Have you ever wondered about the perspective of astronauts looking down from Earth’s orbit?
Have you ever contemplated the moon when is hiding behind the clouds?
As the sun sinks over the horizon and the sky transitions to dusk, the night quickly uncovers shining bright stars. When I arrive home late at night, the sky is putting a show and I can’t ignore it. It is a composition of the moon, the planets, the stars, and the clouds competing to guide my path.
The sky is more than I can see with the naked eye. It is a universe stretching for billions of light years; and our generation has seen a tiny fraction thanks to the space race between the Soviet Union and United States. On February 14, 1990 from a distance of 4 billion miles, the spacecraft Voyager 1 turned around and took a photograph of Earth, a pale blue dot.
Inspired by this image Carl Sagan wrote:
“Look again at that dot. That’s here. That’s home. That’s us. On it everyone you love, everyone you know, everyone you ever heard of, every human being who ever was lived out their lives…”
“Our planet is a lonely speck in the great enveloping cosmic dark…”
“The Earth is the only world known so far to harbor life…”
“Like it or not, for the moment the Earth is where we make our stand…”
“It has been said that astronomy is a humbling and character-building experience. There is perhaps no better demonstration of the folly of human conceits that this distant image of our tiny world. To me, it underscores our responsibility to deal more kindly with one another, and to preserve and cherish the pale blue dot, the only home we’ve ever known.”
If we can beat the barriers of sound and reach the frontiers outside Earth’s atmosphere, we can reach unity by understanding our differences.

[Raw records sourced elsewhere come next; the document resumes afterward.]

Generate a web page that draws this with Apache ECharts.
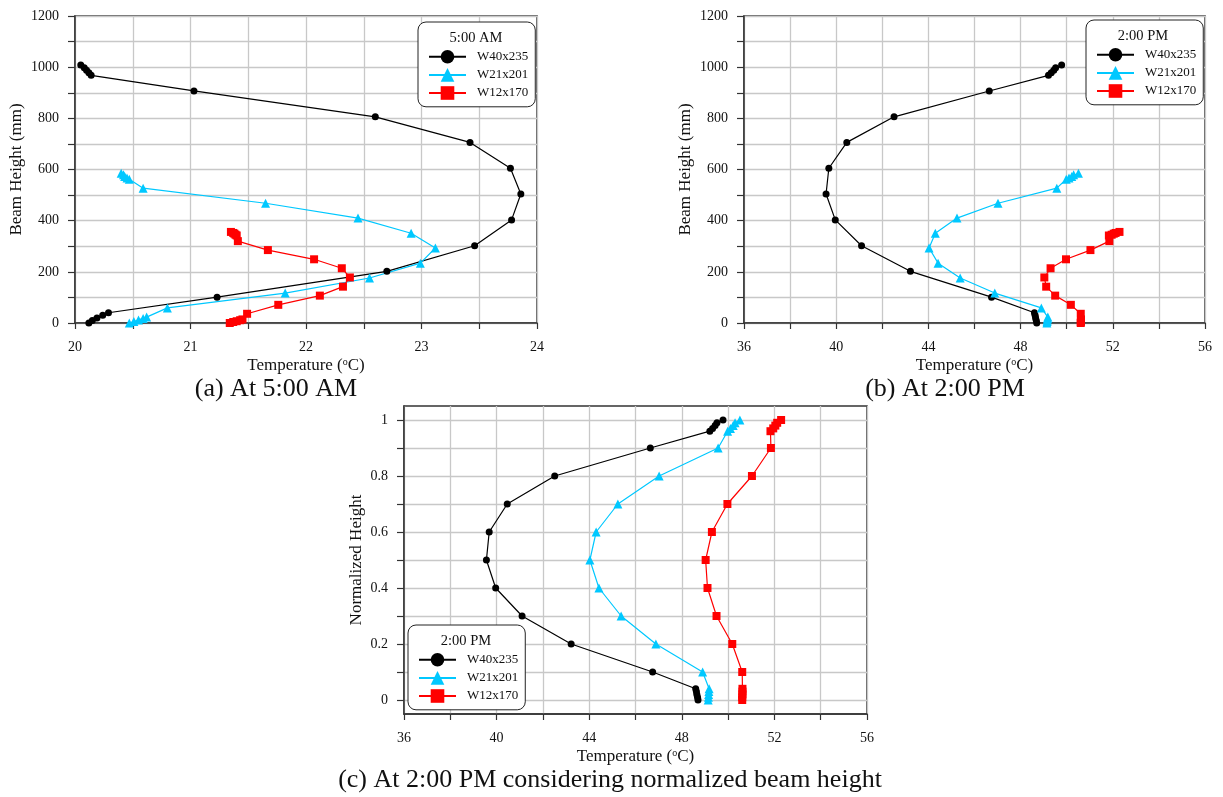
<!DOCTYPE html>
<html><head><meta charset="utf-8">
<script src="https://cdn.jsdelivr.net/npm/echarts@6/dist/echarts.min.js"></script>
<style>html,body{margin:0;padding:0;background:#fff}#c{width:1223px;height:797px}</style>
</head><body><div id="c"></div>
<script>
// ---------- data ----------
const seriesNames = ['W40x235', 'W21x201', 'W12x170'];

// beam heights (mm) of the measuring points
const heightW40 = [0, 10, 20, 30, 40, 101, 202, 302, 403, 504, 605, 706, 806, 907, 968, 978, 988, 998, 1008];
const heightW21 = [0, 6, 12, 18, 23, 59, 117, 176, 234, 293, 351, 410, 468, 527, 562, 567, 573, 579, 585];
const heightW12 = [0, 4, 7, 11, 14, 36, 71, 107, 142, 178, 214, 249, 285, 320, 342, 345, 349, 352, 356];
// normalized heights (panel c)
const normHeight = [0, 0.01, 0.02, 0.03, 0.04, 0.1, 0.2, 0.3, 0.4, 0.5, 0.6, 0.7, 0.8, 0.9, 0.96, 0.97, 0.98, 0.99, 1];

// temperatures at 5:00 AM (°C)
const tempAM_W40 = [20.12, 20.15, 20.19, 20.24, 20.29, 21.23, 22.70, 23.46, 23.78, 23.86, 23.77, 23.42, 22.60, 21.03, 20.14, 20.12, 20.10, 20.08, 20.05];
const tempAM_W21 = [20.47, 20.51, 20.55, 20.59, 20.62, 20.80, 21.82, 22.55, 22.99, 23.12, 22.91, 22.45, 21.65, 20.59, 20.47, 20.45, 20.43, 20.42, 20.40];
const tempAM_W12 = [21.34, 21.37, 21.40, 21.43, 21.45, 21.49, 21.76, 22.12, 22.32, 22.38, 22.31, 22.07, 21.67, 21.41, 21.40, 21.39, 21.38, 21.37, 21.35];

// temperatures at 2:00 PM (°C)
const tempPM_W40 = [48.70, 48.68, 48.65, 48.63, 48.60, 46.74, 43.22, 41.10, 39.96, 39.56, 39.68, 40.46, 42.51, 46.64, 49.21, 49.33, 49.44, 49.52, 49.78];
const tempPM_W21 = [49.14, 49.15, 49.16, 49.17, 49.18, 48.90, 46.88, 45.38, 44.42, 44.03, 44.30, 45.24, 47.02, 49.57, 49.98, 50.10, 50.22, 50.30, 50.51];
const tempPM_W12 = [50.61, 50.61, 50.62, 50.62, 50.62, 50.61, 50.18, 49.50, 49.11, 49.03, 49.30, 49.97, 51.03, 51.85, 51.83, 51.95, 52.04, 52.12, 52.29];

// tick labels
const tickTempAM = [20, 21, 22, 23, 24];
const tickTempPM = [36, 40, 44, 48, 52, 56];
const tickHeight = [0, 200, 400, 600, 800, 1000, 1200];
const tickNorm = [0, 0.2, 0.4, 0.6, 0.8, 1];
const gridNorm = [0, 0.1, 0.2, 0.3, 0.4, 0.5, 0.6, 0.7, 0.8, 0.9, 1];

// ---------- styles ----------
const FONT = "'Liberation Serif','Times New Roman',serif";
const COLORS = ['#000000', '#00C8FF', '#FF0000'];
const SYMBOLS = ['circle', 'triangle', 'rect'];
const SIZES = [7, 9, 8];

function pairs(xs, ys) { return xs.map((x, i) => [x, ys[i]]); }
const plain = v => String(v);

function xAxisCfg(gi, min, max, interval, labels) {
  return {
    gridIndex: gi, type: 'value', min: min, max: max, interval: interval,
    name: 'Temperature ({s|o}C)', nameLocation: 'middle', nameGap: 34,
    nameTextStyle: {
      fontFamily: FONT, fontSize: 17, color: '#111',
      rich: { s: { fontFamily: FONT, fontSize: 10, color: '#111', verticalAlign: 'top' } }
    },
    axisLine: { show: true, onZero: false, lineStyle: { color: '#333', width: 1.5 } },
    axisTick: { show: true, length: 6, lineStyle: { color: '#333', width: 1.2 } },
    axisLabel: { customValues: labels, formatter: plain, margin: 17, fontFamily: FONT, fontSize: 14, color: '#111' },
    splitLine: { show: true, lineStyle: { color: '#c8c8c8', width: 1.3 } }
  };
}
function yAxisCfg(gi, name, gap, min, max, interval, labels, tickVals) {
  const a = {
    gridIndex: gi, type: 'value', min: min, max: max,
    name: name, nameLocation: 'middle', nameGap: gap,
    nameTextStyle: { fontFamily: FONT, fontSize: 17, color: '#111' },
    axisLine: { show: true, onZero: false, lineStyle: { color: '#333', width: 1.5 } },
    axisTick: { show: true, length: 7, lineStyle: { color: '#333', width: 1.2 } },
    axisLabel: { customValues: labels, formatter: plain, margin: 16, fontFamily: FONT, fontSize: 14, color: '#111' },
    splitLine: { show: true, lineStyle: { color: '#c8c8c8', width: 1.3 } }
  };
  if (interval) a.interval = interval;
  if (tickVals) a.axisTick.customValues = tickVals;
  return a;
}

const panels = [
  { temps: [tempAM_W40, tempAM_W21, tempAM_W12], heights: [heightW40, heightW21, heightW12] },
  { temps: [tempPM_W40, tempPM_W21, tempPM_W12], heights: [heightW40, heightW21, heightW12] },
  { temps: [tempPM_W40, tempPM_W21, tempPM_W12], heights: [normHeight, normHeight, normHeight] }
];

const series = [];
panels.forEach((p, gi) => {
  seriesNames.forEach((nm, k) => {
    series.push({
      name: nm, type: 'line', xAxisIndex: gi, yAxisIndex: gi,
      data: pairs(p.temps[k], p.heights[k]),
      symbol: SYMBOLS[k], symbolSize: SIZES[k], showSymbol: true,
      lineStyle: { color: COLORS[k], width: 1.2 },
      itemStyle: { color: COLORS[k] },
      animation: false, z: 3
    });
  });
});

function legendCfg(left, top) {
  return {
    data: seriesNames, orient: 'vertical', left: left, top: top,
    itemWidth: 37, itemHeight: 17, itemGap: 4.5,
    padding: [28, 7, 7, 10],
    backgroundColor: '#fff', borderColor: '#222', borderWidth: 1, borderRadius: 8,
    selectedMode: false,
    textStyle: { fontFamily: FONT, fontSize: 13, color: '#111', padding: [0, 0, 0, 6] }
  };
}
function txt(x, y, s, size) {
  return { type: 'text', x: x, y: y, z: 100,
    style: { text: s, fill: '#111', font: size + 'px ' + FONT, textAlign: 'center', textVerticalAlign: 'middle' } };
}

const option = {
  backgroundColor: '#fff',
  animation: false,
  grid: [
    { left: 75, top: 16, width: 462, height: 307, show: true, borderColor: '#333', borderWidth: 1.5, backgroundColor: 'transparent' },
    { left: 744, top: 16, width: 461, height: 307, show: true, borderColor: '#333', borderWidth: 1.5, backgroundColor: 'transparent' },
    { left: 404, top: 406, width: 463, height: 308, show: true, borderColor: '#333', borderWidth: 1.5, backgroundColor: 'transparent' }
  ],
  xAxis: [
    xAxisCfg(0, 20, 24, 0.5, tickTempAM),
    xAxisCfg(1, 36, 56, 2, tickTempPM),
    xAxisCfg(2, 36, 56, 2, tickTempPM)
  ],
  yAxis: [
    yAxisCfg(0, 'Beam Height (mm)', 50, 0, 1200, 100, tickHeight),
    yAxisCfg(1, 'Beam Height (mm)', 50, 0, 1200, 100, tickHeight),
    yAxisCfg(2, 'Normalized Height', 39, -0.05, 1.05, null, tickNorm, gridNorm)
  ],
  legend: [legendCfg(418, 22), legendCfg(1086, 20), legendCfg(408, 625)],
  graphic: [
    txt(476, 38, '5:00 AM', 14.5),
    txt(1143, 36, '2:00 PM', 14.5),
    txt(466, 641, '2:00 PM', 14.5),
    txt(276, 389, '(a) At 5:00 AM', 26),
    txt(945, 389, '(b) At 2:00 PM', 26),
    txt(610, 780, '(c) At 2:00 PM considering normalized beam height', 26)
  ],
  series: series
};

const chart = echarts.init(document.getElementById('c'), null, { renderer: 'canvas' });
chart.setOption(option);
</script>
</body></html>
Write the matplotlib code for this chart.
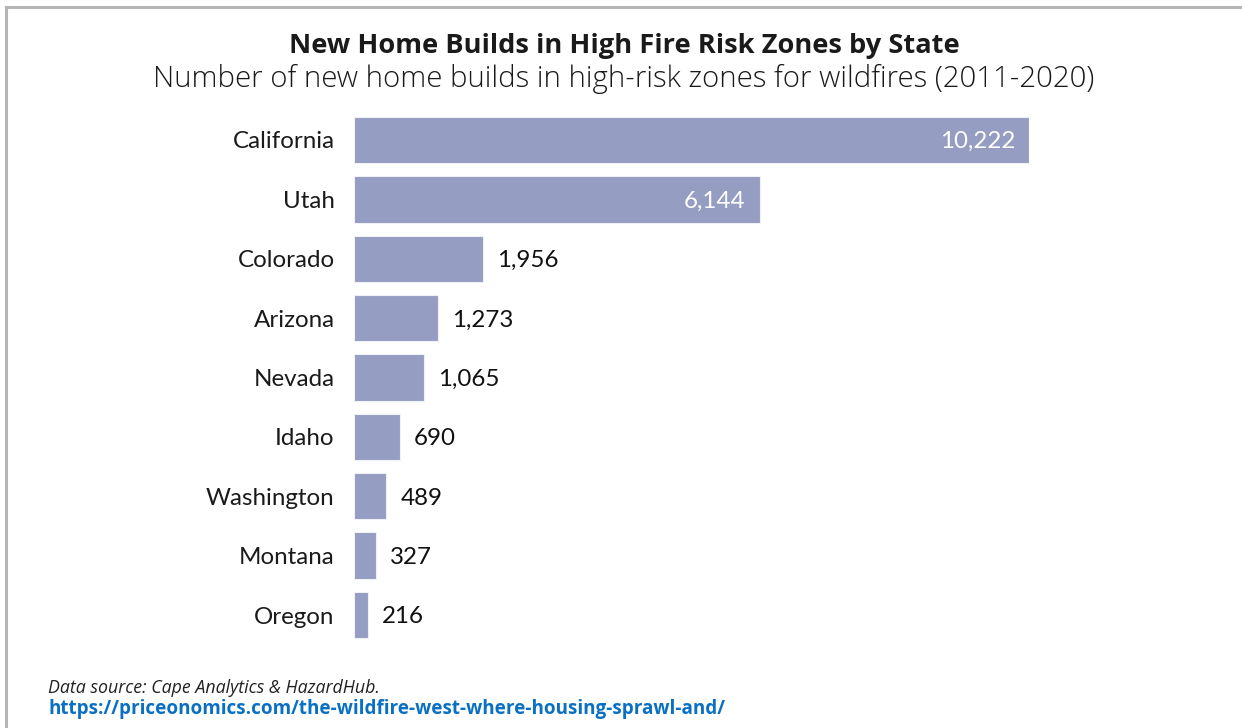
import matplotlib.pyplot as plt
from matplotlib.lines import Line2D

states = ['California', 'Utah', 'Colorado', 'Arizona', 'Nevada',
          'Idaho', 'Washington', 'Montana', 'Oregon']
builds = [10222, 6144, 1956, 1273, 1065, 690, 489, 327, 216]

W, H = 1242, 728
bar_color = '#959dc2'

fig = plt.figure(figsize=(W / 100, H / 100), dpi=100)

# axes placed in pixel terms: bars start at x=354, longest ends at x=1029
left, right = 354, 1029
top, bottom = 110.3, 644.7
ax = fig.add_axes([left / W, 1 - bottom / H, (right - left) / W, (bottom - top) / H])

y = list(range(len(states)))
ax.barh(y, builds, height=0.78, color=bar_color, edgecolor='#eef0f6', linewidth=0.8)
ax.set_xlim(0, max(builds))
ax.set_ylim(len(states) - 0.5, -0.5)

ax.set_yticks(y)
ax.set_yticklabels(states, fontsize=17.4, family='Lato', color='#1a1a1a')
ax.tick_params(axis='y', length=0, pad=14)
ax.set_xticks([])
for s in ax.spines.values():
    s.set_visible(False)

px = max(builds) / (right - left)
for yi, v in zip(y, builds):
    label = f'{v:,}'
    if v > 5000:
        ax.text(v - 14 * px, yi + 0.03, label, ha='right', va='center', fontsize=17.4,
                family='Lato', color='white')
    else:
        ax.text(v + 14 * px, yi + 0.03, label, ha='left', va='center', fontsize=17.4,
                family='Lato', color='#111111')

fig.text(624 / W, 1 - 46 / H, 'New Home Builds in High Fire Risk Zones by State',
         ha='center', va='center', fontsize=19.6, fontweight='bold',
         family='Open Sans', color='#1a1a1a')
fig.text(624 / W, 1 - 79 / H,
         'Number of new home builds in high-risk zones for wildfires (2011-2020)',
         ha='center', va='center', fontsize=21.2, fontweight='light',
         family='Open Sans', color='#1a1a1a')

fig.text(48 / W, 1 - 688 / H, 'Data source: Cape Analytics & HazardHub.',
         ha='left', va='center', fontsize=12.8, style='italic',
         family='Open Sans', color='#222222')
fig.text(48 / W, 1 - 709 / H,
         'https://priceonomics.com/the-wildfire-west-where-housing-sprawl-and/',
         ha='left', va='center', fontsize=13.6, fontweight='bold',
         family='Open Sans', color='#0a70c4')

# thin gray frame on the top and left edges
fig.add_artist(Line2D([6 / W, 6 / W], [0, 1 - 7 / H], color='#b5b5b5', lw=2.2,
                      transform=fig.transFigure))
fig.add_artist(Line2D([6 / W, 1], [1 - 7 / H, 1 - 7 / H], color='#b5b5b5', lw=2.2,
                      transform=fig.transFigure))

fig.savefig('out.png', dpi=100)
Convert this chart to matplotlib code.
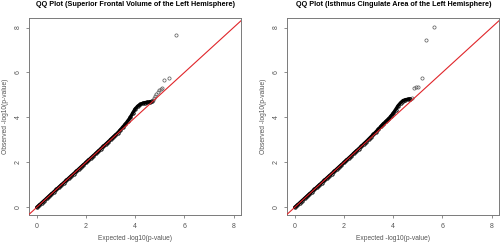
import matplotlib
matplotlib.use('Agg')
import matplotlib.pyplot as plt

plt.rcParams['font.family'] = ['Liberation Sans', 'DejaVu Sans']

titles = ['QQ Plot (Superior Frontal Volume of the Left Hemisphere)',
          'QQ Plot (Isthmus Cingulate Area of the Left Hemisphere)']
x_label = 'Expected -log10(p-value)'
y_label = 'Observed -log10(p-value)'
ticks = [0, 2, 4, 6, 8]

# dense body of the QQ curve (expected, observed)
sf_exp = [0.0, 0.1, 0.2, 0.3, 0.4, 0.5, 0.6, 0.7, 0.8, 0.9, 1.0, 1.1, 1.2, 1.3, 1.4,
          1.5, 1.6, 1.7, 1.8, 1.9, 2.0, 2.1, 2.2, 2.3, 2.4, 2.5, 2.6, 2.7, 2.8, 2.9,
          3.0, 3.1, 3.2, 3.3, 3.4, 3.5, 3.6, 3.7, 3.8, 3.9, 4.0, 4.1, 4.2, 4.3, 4.4,
          4.5, 4.6, 4.7]
sf_obs = [0.0, 0.1, 0.2, 0.3, 0.4, 0.5, 0.6, 0.7, 0.8, 0.9, 1.0, 1.1, 1.2, 1.3, 1.4,
          1.5, 1.6, 1.7, 1.8, 1.9, 2.0, 2.1, 2.2, 2.3, 2.4, 2.5, 2.61, 2.71, 2.81, 2.91,
          3.02, 3.12, 3.22, 3.33, 3.45, 3.58, 3.70, 3.85, 4.00, 4.20, 4.38, 4.50, 4.58,
          4.63, 4.66, 4.68, 4.70, 4.72]
# sparse tail points
sf_tail_exp = [4.72, 4.76, 4.81, 4.86, 4.92, 4.98, 5.05, 5.10, 5.19, 5.37, 5.67]
sf_tail_obs = [4.78, 4.86, 4.96, 5.05, 5.13, 5.20, 5.27, 5.33, 5.66, 5.76, 7.66]

ic_exp = sf_exp
ic_obs = [0.0, 0.1, 0.2, 0.3, 0.4, 0.5, 0.6, 0.7, 0.8, 0.9, 1.0, 1.1, 1.2, 1.3, 1.4,
          1.5, 1.6, 1.7, 1.8, 1.9, 2.0, 2.1, 2.2, 2.3, 2.41, 2.51, 2.61, 2.71, 2.82, 2.92,
          3.03, 3.14, 3.25, 3.36, 3.48, 3.60, 3.72, 3.82, 3.92, 4.05, 4.18, 4.35, 4.52,
          4.65, 4.75, 4.79, 4.81, 4.83]
ic_tail_exp = [4.75, 4.85, 4.92, 5.00, 5.18, 5.35, 5.66]
ic_tail_obs = [4.85, 5.33, 5.35, 5.36, 5.77, 7.45, 8.02]

panels = [
    (titles[0], sf_exp, sf_obs, sf_tail_exp, sf_tail_obs, [0.0584, 0.1224, 0.4226, 0.8029]),
    (titles[1], ic_exp, ic_obs, ic_tail_exp, ic_tail_obs, [0.5723, 0.1224, 0.4226, 0.8029]),
]

fig = plt.figure(figsize=(5.02, 2.45), dpi=100)
grey = '#7a7a7a'
for title, ex, ob, tex, tob, rect in panels:
    ax = fig.add_axes(rect)
    xlim = (-0.30, 8.32)
    ylim = (-0.34, 8.41)
    ax.set_xlim(*xlim)
    ax.set_ylim(*ylim)
    ax.plot(ex, ob, color='black', lw=2.4, solid_capstyle='round', zorder=2)
    ax.plot(ex, ob, 'o', ms=2.4, mfc='none', mec='black', mew=0.7, zorder=2)
    ax.plot(tex, tob, 'o', ms=2.3, mfc='none', mec='#555555', mew=0.5, zorder=2)
    ax.plot([xlim[0], xlim[1]], [xlim[0], xlim[1]], color='#e0252a', lw=0.8, zorder=3)
    ax.set_xticks(ticks)
    ax.set_yticks(ticks)
    ax.set_xticklabels([str(t) for t in ticks])
    ax.set_yticklabels([str(t) for t in ticks], rotation=90, va='center')
    ax.tick_params(length=2.5, width=0.6, color=grey, labelsize=5.0,
                   labelcolor='#555555', pad=3)
    for s in ax.spines.values():
        s.set_color(grey)
        s.set_linewidth(0.7)
    ax.set_xlabel(x_label, fontsize=4.8, color='#555555', labelpad=4)
    ax.set_ylabel(y_label, fontsize=4.8, color='#555555', labelpad=4)
    ax.set_title(title, fontsize=5.2, fontweight='bold', pad=9)

fig.savefig('out.png', dpi=100)
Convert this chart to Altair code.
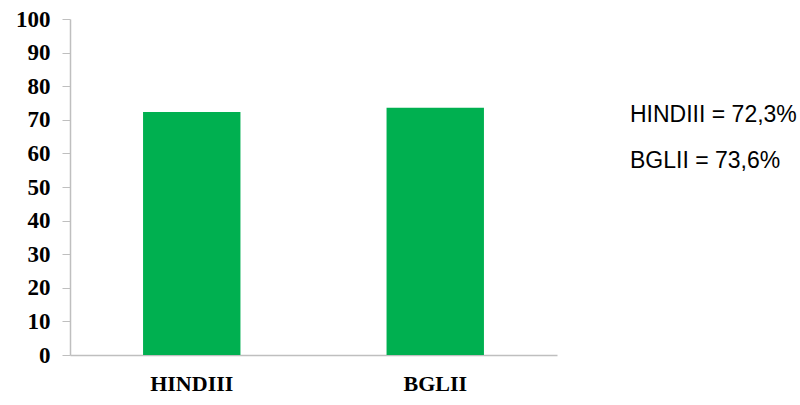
import altair as alt
import pandas as pd

categories = ["HINDIII", "BGLII"]
values = [72.3, 73.6]
note_labels = ["HINDIII = 72,3%", "BGLII = 73,6%"]

df = pd.DataFrame({"cat": categories, "val": values})

bars = alt.Chart(df).mark_bar(color="#00B050", width=alt.RelativeBandSize(0.4)).encode(
    x=alt.X("cat:N", sort=categories, title=None,
            scale=alt.Scale(paddingInner=0, paddingOuter=0),
            axis=alt.Axis(labelAngle=0, ticks=False, labelFont="Liberation Serif",
                          labelFontWeight="bold", labelFontSize=22, labelColor="#000000",
                          labelPadding=18, domainColor="#BFBFBF", domainWidth=1.5)),
    y=alt.Y("val:Q", title=None,
            scale=alt.Scale(domain=[0, 100], nice=False),
            axis=alt.Axis(values=list(range(0, 101, 10)), grid=False, tickSize=8,
                          tickColor="#BFBFBF", domainColor="#BFBFBF", domainWidth=1.5,
                          labelFont="Liberation Serif", labelFontWeight="bold",
                          labelFontSize=23, labelColor="#000000", labelPadding=12)),
)

notes_df = pd.DataFrame({"t": note_labels, "ypix": [103, 149]})
notes = alt.Chart(notes_df).mark_text(
    align="left", baseline="alphabetic", font="Liberation Sans", fontSize=23, color="#000000"
).encode(
    x=alt.value(560),
    y=alt.Y("ypix:Q", scale=None),
    text="t:N",
)

chart = alt.layer(bars, notes).properties(
    width=487, height=336,
    autosize=alt.AutoSizeParams(type="none"),
    padding={"left": 70, "top": 19, "right": 243, "bottom": 50},
).configure_view(stroke=None)

chart.save("out.html", embed_options={"renderer": "svg", "actions": False})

So I ask again: Have you seen the sky tonight? Because no matter where you are, we share the same roof and our distant moon shines and illuminates our path in moments of darkness. In its absence, I see a star, a star shining bright through the clouds, a star looking down, a star questioning why I don’t visit, a star looking for company, a lonely little star.
When I look at the sky, I think about every human being on Earth, we represent each star in the sky, with some forming families, and others always by our side as good friends do, no matter the circumstances. Surrounded by many stars, some are visible and others are distant. Distant stars are looking to get noticed and it takes a brilliant mind to recognize the brightness in it. Even though I have found distant starts that I guard inside my heart, they are all now chasing their dreams and we may cross paths again in life.
Someone once said to me: there are many fish in the sea. Yes, as many stars I can see in the sky. They may look similar but never the same. Every time I look at the sky, I see the beauty of the stars, and I pay close attention because one of them belongs to me.